- **Exercise**
Restate each of the lines below word for word and drop every picture.

===== Data block =====

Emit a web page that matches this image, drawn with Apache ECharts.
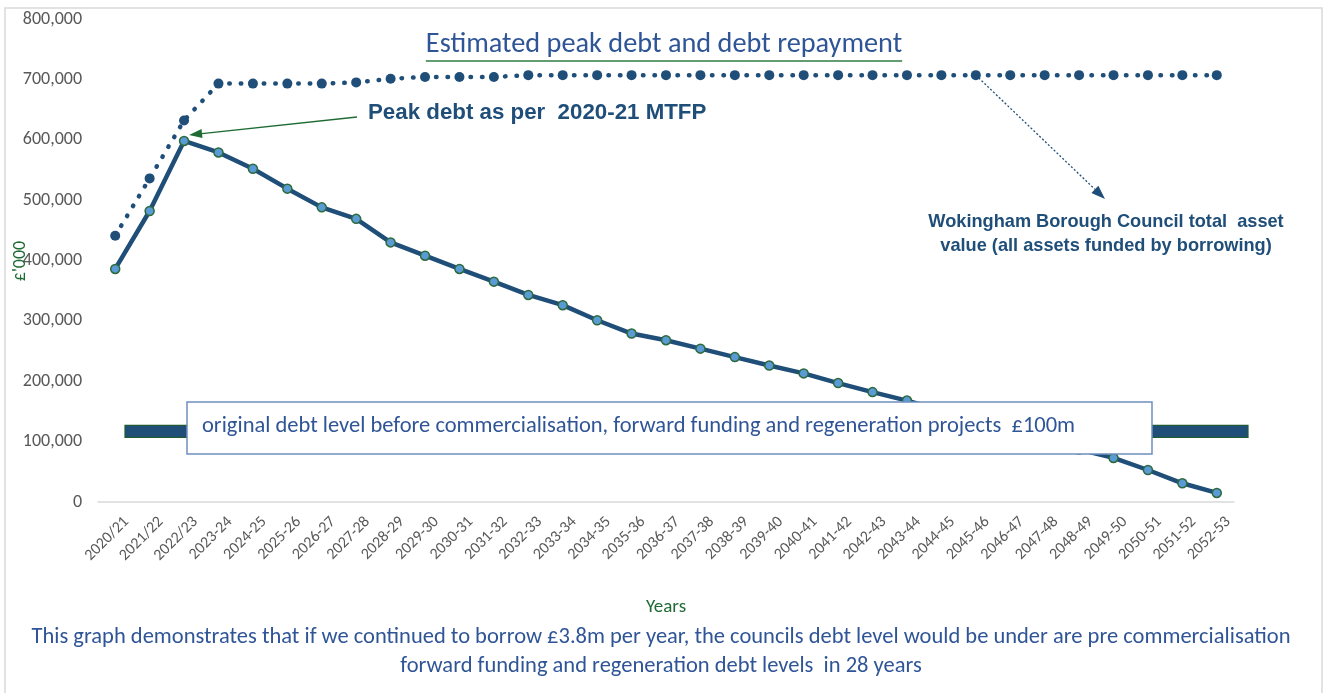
<!DOCTYPE html>
<html>
<head>
<meta charset="utf-8">
<script src="https://cdn.jsdelivr.net/npm/echarts@6/dist/echarts.min.js"></script>
<style>
html, body { margin: 0; padding: 0; background: #fff; }
#chart { width: 1327px; height: 693px; }
</style>
</head>
<body>
<div id="chart"></div>
<script>
const years = [
  '2020/21', '2021/22', '2022/23', '2023-24', '2024-25', '2025-26', '2026-27', '2027-28',
  '2028-29', '2029-30', '2030-31', '2031-32', '2032-33', '2033-34', '2034-35', '2035-36',
  '2036-37', '2037-38', '2038-39', '2039-40', '2040-41', '2041-42', '2042-43', '2043-44',
  '2044-45', '2045-46', '2046-47', '2047-48', '2048-49', '2049-50', '2050-51', '2051-52', '2052-53'
];

// estimated debt (£'000)
const debt = [
  386000, 482000, 598000, 579000, 552000, 519000, 488000, 469000,
  430000, 408000, 386000, 365000, 343000, 326000, 301000, 279000,
  268000, 254000, 240000, 226000, 213000, 197000, 182000, 168000,
  152000, 135000, 118000, 102000, 87000, 73000, 53000, 31000, 15000
];

// total asset value (£'000)
const assetValue = [
  441000, 536000, 632000, 693000, 693000, 693000, 693000, 695000,
  701000, 704000, 704000, 704000, 707000, 707000, 707000, 707000,
  707000, 707000, 707000, 707000, 707000, 707000, 707000, 707000,
  707000, 707000, 707000, 707000, 707000, 707000, 707000, 707000, 707000
];

const originalDebtLevel = 117000;
const yMin = 0;
const yMax = 800000;
const yStep = 100000;

const titleText = 'Estimated peak debt and debt repayment';
const yName = "£'000";
const peakNote = 'Peak debt as per  2020-21 MTFP';
const assetNote = 'Wokingham Borough Council total  asset\nvalue (all assets funded by borrowing)';
const boxNote = 'original debt level before commercialisation, forward funding and regeneration projects  £100m';
const footNote = 'This graph demonstrates that if we continued to borrow £3.8m per year, the councils debt level would be under are pre commercialisation\nforward funding and regeneration debt levels  in 28 years';

const sansFont = 'Carlito, Lato, sans-serif';
const boldFont = '"Liberation Sans", Arial, sans-serif';
const navy = '#1f4e79';
const textBlue = '#2f5597';
const darkGreen = '#1e6b33';

const myChart = echarts.init(document.getElementById('chart'));

const option = {
  animation: false,
  grid: { left: 98, right: 93, top: 19, bottom: 191, containLabel: false, outerBoundsMode: 'none' },
  xAxis: {
    type: 'category',
    data: years,
    boundaryGap: true,
    name: 'Years',
    nameLocation: 'middle',
    nameGap: 96,
    nameTextStyle: { color: darkGreen, fontFamily: sansFont, fontSize: 19 },
    axisLine: { lineStyle: { color: '#d9d9d9', width: 1.5 } },
    axisTick: { show: false },
    axisLabel: {
      rotate: 45,
      interval: 0,
      margin: 6,
      verticalAlign: 'top',
      lineHeight: 32,
      color: '#595959',
      fontFamily: sansFont,
      fontSize: 16
    }
  },
  yAxis: {
    type: 'value',
    min: yMin,
    max: yMax,
    interval: yStep,
    axisLine: { show: false },
    axisTick: { show: false },
    splitLine: { show: false },
    axisLabel: {
      margin: 16,
      color: '#595959',
      fontFamily: sansFont,
      fontSize: 18,
      formatter: v => v.toLocaleString('en-GB')
    }
  },
  series: [
    {
      name: 'Debt',
      type: 'line',
      data: debt,
      z: 3,
      symbol: 'circle',
      symbolSize: 9,
      lineStyle: { color: navy, width: 4.5 },
      itemStyle: { color: '#5b9bd5', borderColor: '#2d6a3e', borderWidth: 1.5 }
    },
    {
      name: 'Asset value',
      type: 'line',
      data: assetValue,
      z: 2,
      symbol: 'circle',
      symbolSize: 10,
      lineStyle: { color: navy, width: 4.5, type: [0.5, 11], cap: 'round' },
      itemStyle: { color: navy }
    }
  ]
};

myChart.setOption(option);

const measure = (text, font) => {
  const ctx = document.createElement('canvas').getContext('2d');
  ctx.font = font;
  return ctx.measureText(text).width;
};

const arrow = (x1, y1, x2, y2, color, width, dashed, headLen, headW) => {
  const ang = Math.atan2(y2 - y1, x2 - x1);
  const bx = x2 - headLen * Math.cos(ang);
  const by = y2 - headLen * Math.sin(ang);
  const px = -Math.sin(ang) * headW / 2;
  const py = Math.cos(ang) * headW / 2;
  return [
    {
      type: 'line', z: 20,
      shape: { x1: x1, y1: y1, x2: bx, y2: by },
      style: { stroke: color, lineWidth: width, lineDash: dashed ? [2, 2] : null }
    },
    {
      type: 'polygon', z: 20,
      shape: { points: [[x2, y2], [bx + px, by + py], [bx - px, by - py]] },
      style: { fill: color }
    }
  ];
};

const peakPx = myChart.convertToPixel({ seriesIndex: 0 }, [2, debt[2]]);
const assetPx = myChart.convertToPixel({ seriesIndex: 1 }, [25, assetValue[25]]);
const barY = myChart.convertToPixel({ yAxisIndex: 0 }, originalDebtLevel);

const titleFont = '28.3px ' + sansFont;
const titleW = measure(titleText, titleFont);
const titleX = 664;

const graphics = [
  {
    type: 'rect', z: 0, silent: true,
    shape: { x: 5, y: 8, width: 1317, height: 700 },
    style: { fill: 'none', stroke: '#d9d9d9', lineWidth: 1.5 }
  },
  {
    type: 'text', z: 20,
    style: {
      x: titleX, y: 45, text: titleText, font: titleFont,
      fill: textBlue, align: 'center', verticalAlign: 'middle'
    }
  },
  {
    type: 'line', z: 20,
    shape: { x1: titleX - titleW / 2, y1: 61, x2: titleX + titleW / 2, y2: 61 },
    style: { stroke: '#2e7d45', lineWidth: 1.5 }
  },
  {
    type: 'text', z: 20,
    x: 20, y: 261, rotation: Math.PI / 2,
    style: {
      x: 0, y: 0, text: yName, font: '18px ' + sansFont,
      fill: darkGreen, align: 'center', verticalAlign: 'middle'
    }
  },
  {
    type: 'text', z: 20,
    style: {
      x: 368, y: 113, text: peakNote, font: 'bold 22.3px ' + boldFont,
      fill: navy, align: 'left', verticalAlign: 'middle'
    }
  },
  {
    type: 'text', z: 20,
    style: {
      x: 1106, y: 234, text: assetNote, font: 'bold 18.2px ' + boldFont,
      fill: navy, align: 'center', verticalAlign: 'middle', lineHeight: 24
    }
  },
  {
    type: 'rect', z: 15,
    shape: { x: 125, y: barY - 6, width: 1123, height: 12 },
    style: { fill: navy, stroke: '#1e5a32', lineWidth: 1.2 }
  },
  {
    type: 'rect', z: 16,
    shape: { x: 187, y: 402, width: 965, height: 52 },
    style: { fill: '#fff', stroke: '#6f8fbf', lineWidth: 1.5 }
  },
  {
    type: 'text', z: 17,
    style: {
      x: 202, y: 426, text: boxNote, font: '22.5px ' + sansFont,
      fill: textBlue, align: 'left', verticalAlign: 'middle'
    }
  },
  {
    type: 'text', z: 20,
    style: {
      x: 661, y: 652, text: footNote, font: '22.5px ' + sansFont,
      fill: textBlue, align: 'center', verticalAlign: 'middle', lineHeight: 29
    }
  }
]
  .concat(arrow(357, 117, peakPx[0] + 5, peakPx[1] - 6, darkGreen, 1.3, false, 13, 9))
  .concat(arrow(assetPx[0], assetPx[1], 1105, 199, navy, 1.3, true, 14, 10));

myChart.setOption({ graphic: { elements: graphics } });
</script>
</body>
</html>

=====

- **Solved problem**
Emit a web page that matches this image, drawn with Apache ECharts.
<!DOCTYPE html>
<html>
<head>
<meta charset="utf-8">
<script src="https://cdn.jsdelivr.net/npm/echarts@6/dist/echarts.min.js"></script>
<style>
html, body { margin: 0; padding: 0; background: #fff; }
#chart { width: 1327px; height: 693px; }
</style>
</head>
<body>
<div id="chart"></div>
<script>
const years = [
  '2020/21', '2021/22', '2022/23', '2023-24', '2024-25', '2025-26', '2026-27', '2027-28',
  '2028-29', '2029-30', '2030-31', '2031-32', '2032-33', '2033-34', '2034-35', '2035-36',
  '2036-37', '2037-38', '2038-39', '2039-40', '2040-41', '2041-42', '2042-43', '2043-44',
  '2044-45', '2045-46', '2046-47', '2047-48', '2048-49', '2049-50', '2050-51', '2051-52', '2052-53'
];

// estimated debt (£'000)
const debt = [
  386000, 482000, 598000, 579000, 552000, 519000, 488000, 469000,
  430000, 408000, 386000, 365000, 343000, 326000, 301000, 279000,
  268000, 254000, 240000, 226000, 213000, 197000, 182000, 168000,
  152000, 135000, 118000, 102000, 87000, 73000, 53000, 31000, 15000
];

// total asset value (£'000)
const assetValue = [
  441000, 536000, 632000, 693000, 693000, 693000, 693000, 695000,
  701000, 704000, 704000, 704000, 707000, 707000, 707000, 707000,
  707000, 707000, 707000, 707000, 707000, 707000, 707000, 707000,
  707000, 707000, 707000, 707000, 707000, 707000, 707000, 707000, 707000
];

const originalDebtLevel = 117000;
const yMin = 0;
const yMax = 800000;
const yStep = 100000;

const titleText = 'Estimated peak debt and debt repayment';
const yName = "£'000";
const peakNote = 'Peak debt as per  2020-21 MTFP';
const assetNote = 'Wokingham Borough Council total  asset\nvalue (all assets funded by borrowing)';
const boxNote = 'original debt level before commercialisation, forward funding and regeneration projects  £100m';
const footNote = 'This graph demonstrates that if we continued to borrow £3.8m per year, the councils debt level would be under are pre commercialisation\nforward funding and regeneration debt levels  in 28 years';

const sansFont = 'Carlito, Lato, sans-serif';
const boldFont = '"Liberation Sans", Arial, sans-serif';
const navy = '#1f4e79';
const textBlue = '#2f5597';
const darkGreen = '#1e6b33';

const myChart = echarts.init(document.getElementById('chart'));

const option = {
  animation: false,
  grid: { left: 98, right: 93, top: 19, bottom: 191, containLabel: false, outerBoundsMode: 'none' },
  xAxis: {
    type: 'category',
    data: years,
    boundaryGap: true,
    name: 'Years',
    nameLocation: 'middle',
    nameGap: 96,
    nameTextStyle: { color: darkGreen, fontFamily: sansFont, fontSize: 19 },
    axisLine: { lineStyle: { color: '#d9d9d9', width: 1.5 } },
    axisTick: { show: false },
    axisLabel: {
      rotate: 45,
      interval: 0,
      margin: 6,
      verticalAlign: 'top',
      lineHeight: 32,
      color: '#595959',
      fontFamily: sansFont,
      fontSize: 16
    }
  },
  yAxis: {
    type: 'value',
    min: yMin,
    max: yMax,
    interval: yStep,
    axisLine: { show: false },
    axisTick: { show: false },
    splitLine: { show: false },
    axisLabel: {
      margin: 16,
      color: '#595959',
      fontFamily: sansFont,
      fontSize: 18,
      formatter: v => v.toLocaleString('en-GB')
    }
  },
  series: [
    {
      name: 'Debt',
      type: 'line',
      data: debt,
      z: 3,
      symbol: 'circle',
      symbolSize: 9,
      lineStyle: { color: navy, width: 4.5 },
      itemStyle: { color: '#5b9bd5', borderColor: '#2d6a3e', borderWidth: 1.5 }
    },
    {
      name: 'Asset value',
      type: 'line',
      data: assetValue,
      z: 2,
      symbol: 'circle',
      symbolSize: 10,
      lineStyle: { color: navy, width: 4.5, type: [0.5, 11], cap: 'round' },
      itemStyle: { color: navy }
    }
  ]
};

myChart.setOption(option);

const measure = (text, font) => {
  const ctx = document.createElement('canvas').getContext('2d');
  ctx.font = font;
  return ctx.measureText(text).width;
};

const arrow = (x1, y1, x2, y2, color, width, dashed, headLen, headW) => {
  const ang = Math.atan2(y2 - y1, x2 - x1);
  const bx = x2 - headLen * Math.cos(ang);
  const by = y2 - headLen * Math.sin(ang);
  const px = -Math.sin(ang) * headW / 2;
  const py = Math.cos(ang) * headW / 2;
  return [
    {
      type: 'line', z: 20,
      shape: { x1: x1, y1: y1, x2: bx, y2: by },
      style: { stroke: color, lineWidth: width, lineDash: dashed ? [2, 2] : null }
    },
    {
      type: 'polygon', z: 20,
      shape: { points: [[x2, y2], [bx + px, by + py], [bx - px, by - py]] },
      style: { fill: color }
    }
  ];
};

const peakPx = myChart.convertToPixel({ seriesIndex: 0 }, [2, debt[2]]);
const assetPx = myChart.convertToPixel({ seriesIndex: 1 }, [25, assetValue[25]]);
const barY = myChart.convertToPixel({ yAxisIndex: 0 }, originalDebtLevel);

const titleFont = '28.3px ' + sansFont;
const titleW = measure(titleText, titleFont);
const titleX = 664;

const graphics = [
  {
    type: 'rect', z: 0, silent: true,
    shape: { x: 5, y: 8, width: 1317, height: 700 },
    style: { fill: 'none', stroke: '#d9d9d9', lineWidth: 1.5 }
  },
  {
    type: 'text', z: 20,
    style: {
      x: titleX, y: 45, text: titleText, font: titleFont,
      fill: textBlue, align: 'center', verticalAlign: 'middle'
    }
  },
  {
    type: 'line', z: 20,
    shape: { x1: titleX - titleW / 2, y1: 61, x2: titleX + titleW / 2, y2: 61 },
    style: { stroke: '#2e7d45', lineWidth: 1.5 }
  },
  {
    type: 'text', z: 20,
    x: 20, y: 261, rotation: Math.PI / 2,
    style: {
      x: 0, y: 0, text: yName, font: '18px ' + sansFont,
      fill: darkGreen, align: 'center', verticalAlign: 'middle'
    }
  },
  {
    type: 'text', z: 20,
    style: {
      x: 368, y: 113, text: peakNote, font: 'bold 22.3px ' + boldFont,
      fill: navy, align: 'left', verticalAlign: 'middle'
    }
  },
  {
    type: 'text', z: 20,
    style: {
      x: 1106, y: 234, text: assetNote, font: 'bold 18.2px ' + boldFont,
      fill: navy, align: 'center', verticalAlign: 'middle', lineHeight: 24
    }
  },
  {
    type: 'rect', z: 15,
    shape: { x: 125, y: barY - 6, width: 1123, height: 12 },
    style: { fill: navy, stroke: '#1e5a32', lineWidth: 1.2 }
  },
  {
    type: 'rect', z: 16,
    shape: { x: 187, y: 402, width: 965, height: 52 },
    style: { fill: '#fff', stroke: '#6f8fbf', lineWidth: 1.5 }
  },
  {
    type: 'text', z: 17,
    style: {
      x: 202, y: 426, text: boxNote, font: '22.5px ' + sansFont,
      fill: textBlue, align: 'left', verticalAlign: 'middle'
    }
  },
  {
    type: 'text', z: 20,
    style: {
      x: 661, y: 652, text: footNote, font: '22.5px ' + sansFont,
      fill: textBlue, align: 'center', verticalAlign: 'middle', lineHeight: 29
    }
  }
]
  .concat(arrow(357, 117, peakPx[0] + 5, peakPx[1] - 6, darkGreen, 1.3, false, 13, 9))
  .concat(arrow(assetPx[0], assetPx[1], 1105, 199, navy, 1.3, true, 14, 10));

myChart.setOption({ graphic: { elements: graphics } });
</script>
</body>
</html>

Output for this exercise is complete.